One of the most interesting careers in the health care industry is being an audiologist. This often neglected field gives you the opportunity to work with people who are suffering from hearing loss, balance problems and other difficulties related to the workings of the ear.

You can become an audiologist without attending medical school, and you don’t have to work with blood. These are two advantages that may appeal to some. In fact, you can become a licensed audiologist with the appropriate master’s degree, although it is increasingly common for today’s audiologist’s to have a doctorate.

Audiologists must be able to discern minute differences, have superior attention to detail, and be focused at all times. Audiology is a precision oriented science, and involves having a thorough understanding of how the ear works as well as the ability to differentiate minute changes in tone and pitch.
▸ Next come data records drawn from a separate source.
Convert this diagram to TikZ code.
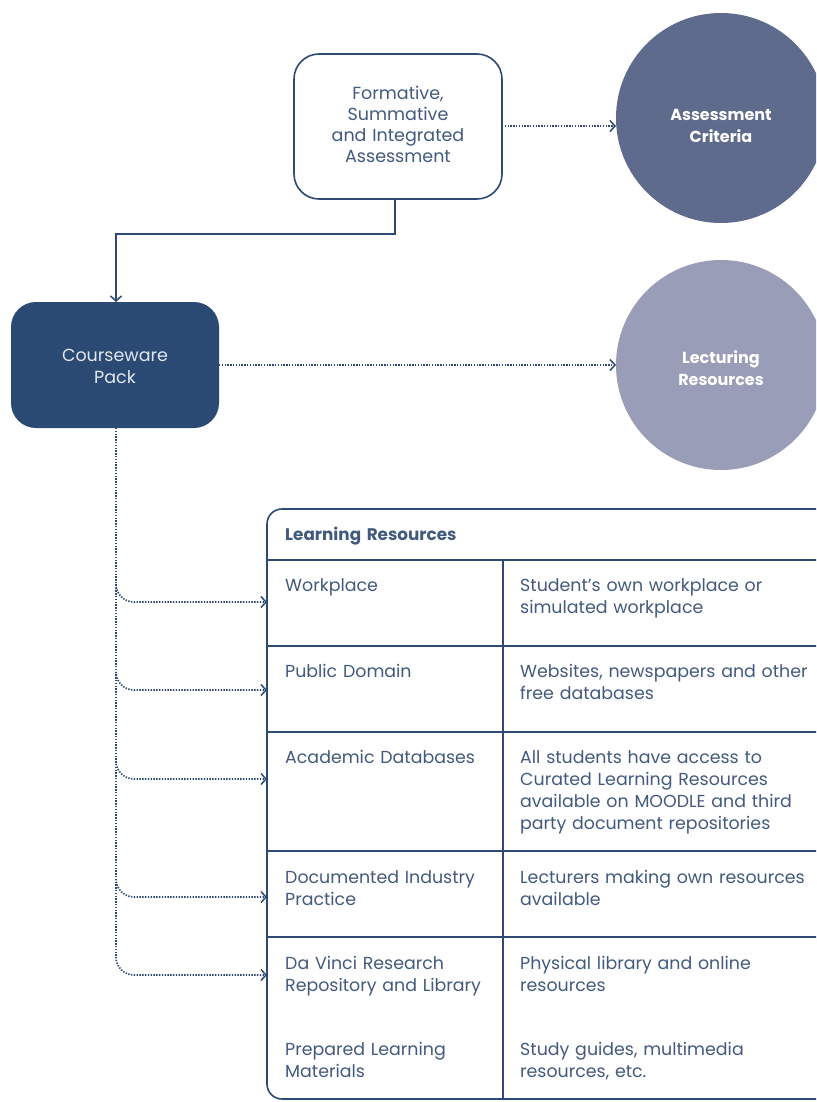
\documentclass[tikz,border=0pt]{standalone}
\usepackage{fontspec}
\setmainfont{Poppins}
\usetikzlibrary{arrows.meta}
\definecolor{navy}{HTML}{2E4A74}
\definecolor{txt}{HTML}{425A7E}
\definecolor{circA}{HTML}{5F6B8C}
\definecolor{circB}{HTML}{9A9DB8}
\definecolor{packfill}{HTML}{2B4A73}
\definecolor{packtxt}{HTML}{E3E8F0}
\tikzset{
  x=1pt, y=-1pt,
  tip/.style={-{Straight Barb[length=5pt,width=11pt,line width=1.5pt]}},
  dotline/.style={navy, dash pattern=on 1.4pt off 1.4pt, line width=1.7pt},
  solidline/.style={navy, line width=1.6pt},
  cell/.style={anchor=base west, inner sep=0pt, text width=320pt, align=left, text=txt, font=\fontsize{17.4}{22}\selectfont},
  circtext/.style={anchor=base, inner sep=0pt, text width=170pt, align=center, text=white, font=\fontsize{16}{22}\selectfont\bfseries},
}
\begin{document}
\begin{tikzpicture}
\clip (0,0) rectangle (816,1102);
\fill[white] (0,0) rectangle (816,1102);

% boxes
\draw[navy, line width=1.6pt, rounded corners=25pt, fill=white] (294,54) rectangle (502,199);
\node[circtext, text=txt, font=\fontsize{17.5}{21}\selectfont] (form) at (398,100) {Formative,\\Summative\\and Integrated\\Assessment};
\coordinate (formR) at (502,126);
\coordinate (formB) at (395,199);

\fill[packfill, rounded corners=25pt] (11,302) rectangle (219,428);
\node[circtext, font=\fontsize{17.5}{22}\selectfont, text=packtxt] (packt) at (115,361) {Courseware\\Pack};
\coordinate (packT) at (116,302);
\coordinate (packR) at (219,365);
\coordinate (packB) at (116,428);

% circles
\fill[circA] (721,118) circle (105);
\node[circtext] (crit) at (721,121) {Assessment\\Criteria};
\coordinate (critL) at (616,126);
\fill[circB] (721,365) circle (105);
\node[circtext] (lect) at (721,363) {Lecturing\\Resources};
\coordinate (lectL) at (616,365);

% table
\draw[navy, line width=1.6pt, rounded corners=15pt] (840,509) -- (267,509) -- (267,1099) -- (840,1099);
\foreach \yy in {560,646,732,851,937} \draw[navy, line width=1.3pt] (267,\yy) -- (840,\yy);
\draw[navy, line width=1.3pt] (503,560) -- (503,1099);

\node[cell, font=\fontsize{16.8}{22}\selectfont\bfseries] (hdr) at (285,540) {Learning Resources};
\node[cell] (l1) at (285,591) {Workplace};
\node[cell] (r1) at (520,591) {Student’s own workplace or\\simulated workplace};
\node[cell] (l2) at (285,677) {Public Domain};
\node[cell] (r2) at (520,677) {Websites, newspapers and other\\free databases};
\node[cell] (l3) at (285,763) {Academic Databases};
\node[cell] (r3) at (520,763) {All students have access to\\Curated Learning Resources\\available on MOODLE and third\\party document repositories};
\node[cell] (l4) at (285,883) {Documented Industry\\Practice};
\node[cell] (r4) at (520,883) {Lecturers making own resources\\available};
\node[cell] (l5) at (285,969) {Da Vinci Research\\Repository and Library};
\node[cell] (r5) at (520,969) {Physical library and online\\resources};
\node[cell] (l6) at (285,1055) {Prepared Learning\\Materials};
\node[cell] (r6) at (520,1055) {Study guides, multimedia\\resources, etc.};

\coordinate (t1) at (267,602);
\coordinate (t2) at (267,690);
\coordinate (t3) at (267,779);
\coordinate (t4) at (267,897);
\coordinate (t5) at (267,975);

% connectors
\draw[solidline, tip] (formB) |- (395,234) -| (packT);
\draw[dotline, tip] (formR) -- (critL);
\draw[dotline, tip] (packR) -- (lectL);
\draw[dotline] (packB) -- (116,958);
\foreach \t in {t1,t2,t3,t4,t5}
  \draw[dotline, tip] (116,0 |- \t) ++(0,-18) to[out=-90,in=180] ++(18,18) -- (\t);
\end{tikzpicture}
\end{document}
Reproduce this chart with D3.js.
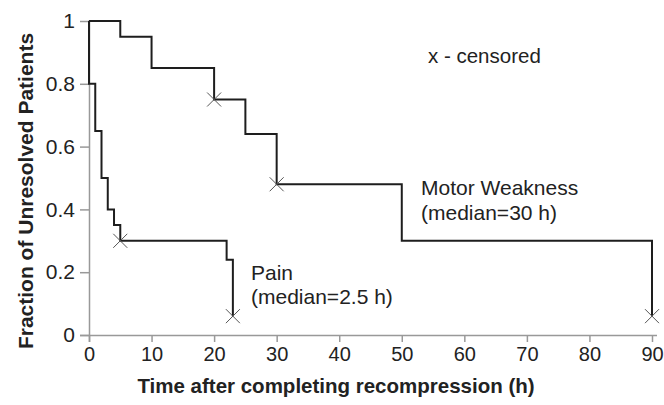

What Does an Audiologist Do?

Audiologists are trained to diagnose the nature of hearing and balance problems, assess the extent of any problem and recommend treatment and management options. During a typical work week, an audiologist might:

* Perform a variety of hearing and balance tests

* Fit patients with hearing aids and make sure they are properly adjusted to meet the needs of the wearer

* Teach individuals with hearing loss or balance problems various coping skills and communication strategies

* Consult with businesses to determine the extent of employee hearing loss

* Conduct field surveys to determine the relative level of noise pollution or other situations that could affect hearing in any given situation

* Counsel patients and their family members

What Kinds of Jobs are Available in Audiology?

More than half of the audiology professionals in the United States work at health care facilities of some kind. You could work as an audiology specialist at a hospital, clinic or in a private practice office of your own. In these situations, you will often get the majority of your patients as referrals from other doctors. Other audiologists work for hearing aid stores, fitting patients for hearing aids and doing any necessary maintenance or fine tuning.

Audiologists also work at schools across the country. Often an audiologist will serve several school districts, going from one school to another throughout the year to administer hearing tests to students. This is done in an effort to catch hearing problems at a young age so that treatment is more effective. Some audiologists work closely with speech pathologists in order to overcome potential communication problems for individuals with speech problems related to hearing loss.

With so many wonderful ways to improve the lives of individuals with hearing loss, being an audiologist is a richly rewarding career option.